Tuesday, October 27, 2015

New Map shows Maryland would be a Corridor for Extremely Dangerous and Radioactive Nuclear Waste Shipments

Crabshell Alliance, 325 East 25th Street, Baltimore, MD 21218

New Map shows Maryland would be a Corridor for Extremely Dangerous and Radioactive Nuclear Waste Shipments
BALTIMORE ANTI-NUKE GROUPS JOINS OTHERS AROUND THE COUNTRY IN STOP FUKUSHIMA FREEWAYS CAMPAIGN

FOR IMMEDIATE RELEASE: October 27, 2015

Contacts: Gwen DuBois 410-615-0717 or Max Obuszewski 410-366-1637/727-543-3227 or mobuszewski at verizon.net

WHO:  Members of the Crabshell Alliance and Chesapeake Physicians for Social Responsibility in Baltimore and other groups around the country are concerned about the dangers of shipping highly radioactive wastes around the country and on thoroughfares. Go to www.crabshellalliance.org.

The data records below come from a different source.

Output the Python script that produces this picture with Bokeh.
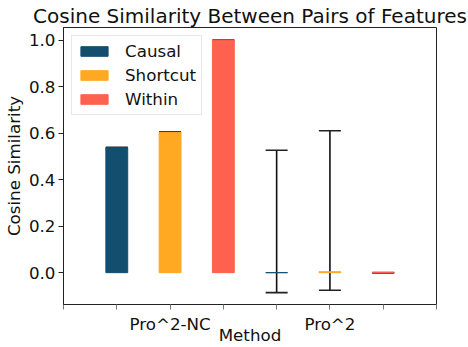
from bokeh.plotting import figure
from bokeh.models import (Range1d, FixedTicker, Whisker, TeeHead, ColumnDataSource)
from bokeh.embed import file_html
from bokeh.resources import INLINE

# ---- data ----
methods = ["Pro^2-NC", "Pro^2"]
series = ["Causal", "Shortcut", "Within"]
colors = ["#134e6f", "#ffa822", "#ff6150"]

causal = [0.538, 0.000]
shortcut = [0.604, 0.004]
within = [1.000, 0.000]

causal_lo = [0.535, -0.086]
causal_hi = [0.540, 0.527]
shortcut_lo = [0.600, -0.076]
shortcut_hi = [0.606, 0.611]
within_lo = [0.997, -0.001]
within_hi = [1.001, 0.001]

y_ticks = [0.0, 0.2, 0.4, 0.6, 0.8, 1.0]

values = [causal, shortcut, within]
lows = [causal_lo, shortcut_lo, within_lo]
highs = [causal_hi, shortcut_hi, within_hi]

FONT = "DejaVu Sans"
n_series = len(series)
n_slots = len(methods) * n_series + 1

p = figure(width=468, height=347, output_backend="svg", toolbar_location=None,
           x_range=Range1d(0, n_slots), y_range=Range1d(-0.137, 1.055),
           min_border_left=62, min_border_right=32, min_border_top=27,
           min_border_bottom=43)

p.title.text = "Cosine Similarity Between Pairs of Features"
p.title.text_font = FONT
p.title.text_font_size = "20px"
p.title.text_font_style = "normal"
p.title.text_color = "#111111"
p.title.align = "center"
p.title.standoff = 0
p.title.offset = 0

for si, name in enumerate(series):
    xs = [g * n_series + si + 1 for g in range(len(methods))]
    src = ColumnDataSource(dict(x=xs, top=values[si], lo=lows[si], hi=highs[si]))
    p.vbar(x="x", top="top", bottom=0, width=0.41, source=src,
           fill_color=colors[si], line_color=colors[si], line_width=1,
           legend_label=name)
    w = Whisker(base="x", lower="lo", upper="hi", source=src,
                line_color="#111111", line_width=1.6,
                lower_head=TeeHead(size=22, line_color="#222222", line_width=1.6),
                upper_head=TeeHead(size=22, line_color="#222222", line_width=1.6))
    p.add_layout(w)

# axes
p.xgrid.visible = False
p.ygrid.visible = False
p.outline_line_color = "#222222"
p.outline_line_width = 1

xa = p.xaxis[0]
ticks = list(range(n_slots + 1))
xa.ticker = FixedTicker(ticks=ticks)
overrides = {t: "" for t in ticks}
for g, m in enumerate(methods):
    overrides[g * n_series + 2] = m
xa.major_label_overrides = overrides
xa.minor_tick_line_color = None
xa.major_tick_out = 5
xa.major_tick_in = 0
xa.major_tick_line_color = "#777777"
xa.axis_line_color = "#222222"
xa.major_label_standoff = 4
xa.major_label_text_font = FONT
xa.major_label_text_font_size = "16.7px"
xa.major_label_text_color = "#111111"
xa.axis_label = "Method"
xa.axis_label_text_font = FONT
xa.axis_label_text_font_size = "16.7px"
xa.axis_label_text_font_style = "normal"
xa.axis_label_text_color = "#111111"
xa.axis_label_standoff = -12

ya = p.yaxis[0]
ya.ticker = FixedTicker(ticks=y_ticks)
ya.major_label_overrides = {t: f"{t:.1f}" for t in y_ticks}
ya.minor_tick_line_color = None
ya.major_tick_out = 5
ya.major_tick_in = 0
ya.major_tick_line_color = "#222222"
ya.axis_line_color = "#222222"
ya.major_label_standoff = 3
ya.major_label_text_font = FONT
ya.major_label_text_font_size = "16.7px"
ya.major_label_text_color = "#111111"
ya.axis_label = "Cosine Similarity"
ya.axis_label_text_font = FONT
ya.axis_label_text_font_size = "16.7px"
ya.axis_label_text_font_style = "normal"
ya.axis_label_text_color = "#111111"
ya.axis_label_standoff = 2

# legend
lg = p.legend[0]
lg.location = "top_left"
lg.margin = 8
lg.padding = 5
lg.spacing = 4
lg.glyph_width = 34
lg.glyph_height = 12
lg.label_height = 20
lg.label_standoff = 14
lg.label_text_font = FONT
lg.label_text_font_size = "16.7px"
lg.label_text_color = "#111111"
lg.border_line_color = "#d0d0d0"
lg.border_line_width = 1
lg.background_fill_alpha = 0.8

open("out.html", "w").write(file_html(p, INLINE))
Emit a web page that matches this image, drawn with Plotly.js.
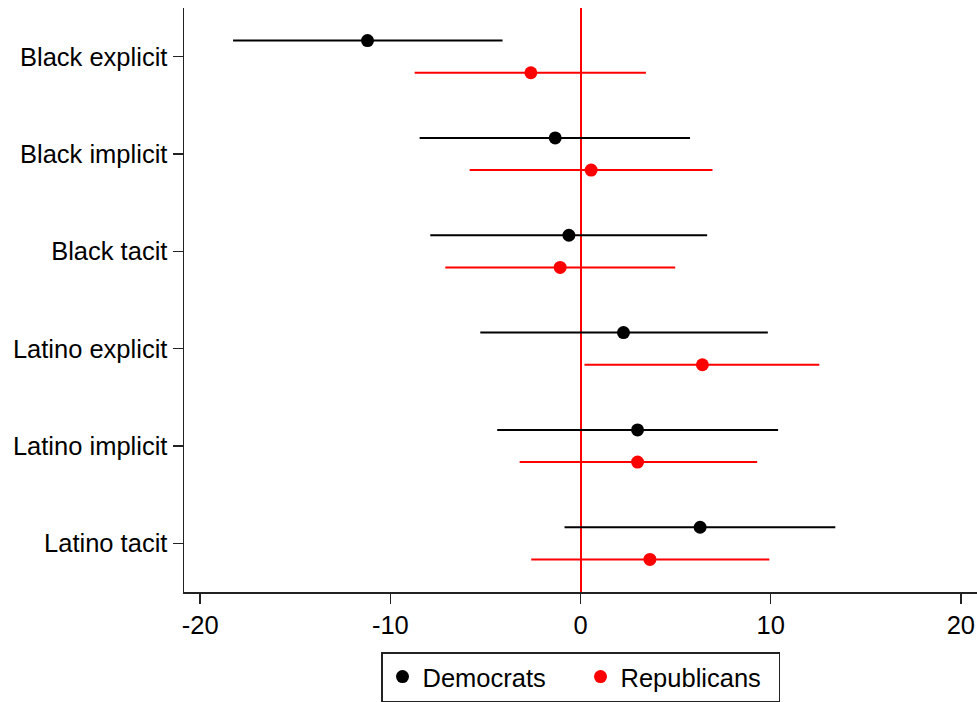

WHAT:  Crabshell and PSR have released maps of the likely routes radioactive shipments would use, joining dozens of environmental and clean energy groups across the country. It seems that nuclear waste shipments would travel from Calvert Cliffs to the port of Baltimore if plans for the country’s first nuclear waste repository in Nevada move forward. It would take an estimated 326 barge trips to move the nuclear waste. The groups want state residents to weigh in with Congress about the dangers.

Each shipment could contain several times more radioactive material than the Hiroshima bomb blast released, with 20 to 50 tons of irradiated fuel assemblies in each canister. Department of Energy studies completed in the 1990s confirmed that accidents in transporting the waste to Yucca Mountain would be a certainty, due to the large number of shipments that would be required. The shipments would also be vulnerable to attack or sabotage along the hundreds or thousands of miles that each cask would travel. The Crabshell Alliance & PSR will gather to highlight these dangers.

WHEN: From 12:30 to 1:30 PM on Tuesday, October 27, 2015

WHERE: Outside the CSX Tunnel, Howard and Lombard Streets, near Camden Yards, where a chemical fire burned out of control in 2001 

WHY:  “Maryland is not ready for mass transportation of nuclear waste” said Dr. Gwen DuBois, representing both the Crabshell Alliance and Chesapeake Physicians for Social Responsibility. “First responders are not even trained to handle a rad waste accident. We have all witnessed horrible oil train derailments and explosions in recent months. An accident involving tons of nuclear waste in Baltimore could force thousands of people to evacuate their homes, schools, and businesses and radioactively-contaminate dozens of square miles,” DuBois concluded. A horrific fire took place in 2001 in the CSX Tunnel at Howard Street when chemicals on a train exploded in a fire ball. Imagine what might have happened if that train had been carrying nuclear waste!

  Some in Congress want to force a nuclear waste dump to open in Nevada, over President Obama’s and the state’s objections as well as that of  the Western Shoshone Nation. The president has defunded the proposed Yucca Mountain repository since 2010, effectively abandoning the controversial project, while Nevada believes the  site is not suitable for storing nuclear waste and opposes the project. Nevada controls land and water rights the federal government would need to complete the project. To overcome that obstacle, Congress would need to enact a law overriding the state’s rights. Doing so would then open the door for the nuclear waste shipments to begin.

“Congress should support the people of Nevada and abandon Yucca Mountain,” said Max Obuszewski, also with the Crabshell Alliance and Chesapeake Physicians for Social Responsibility. “It is unconscionable to risk the lives of Maryland’s residents transporting nuclear waste through the Chesapeake Bay, just to dump it at Yucca Mountain, where we know it will leak anyway. We need real solutions to nuclear waste, and we are never going to get there until Congress abandons Yucca Mountain. Until then, the waste can be stored more securely where it is now, without putting it on our roads and railways, traveling through our communities,” concluded Obuszewski.

Large-scale nuclear waste transport would also occur if, as some in Congress advocate, a "centralized interim storage" site for high-level radioactive waste were created. In that case, the waste would either have to move twice (once to the interim site, and then to a permanent site), thus doubling the risks or the "interim" site would become a de facto permanent waste dump--without going through the necessary scientific characterization.

Crabshell and PSR are calling on Governor Larry Hogan to oppose Yucca Mountain and ensure transportation of nuclear waste only occurs when there is a scientifically proven, environmentally sound, and socially responsible long-term management plan. The nuclear waste problem can never truly be resolved until nuclear power plants are permanently shut down and stop generating radioactive material. New reactors would only exacerbate the problem: more dump sites would need to be created, and the transportation of lethal atomic waste would have to continue indefinitely.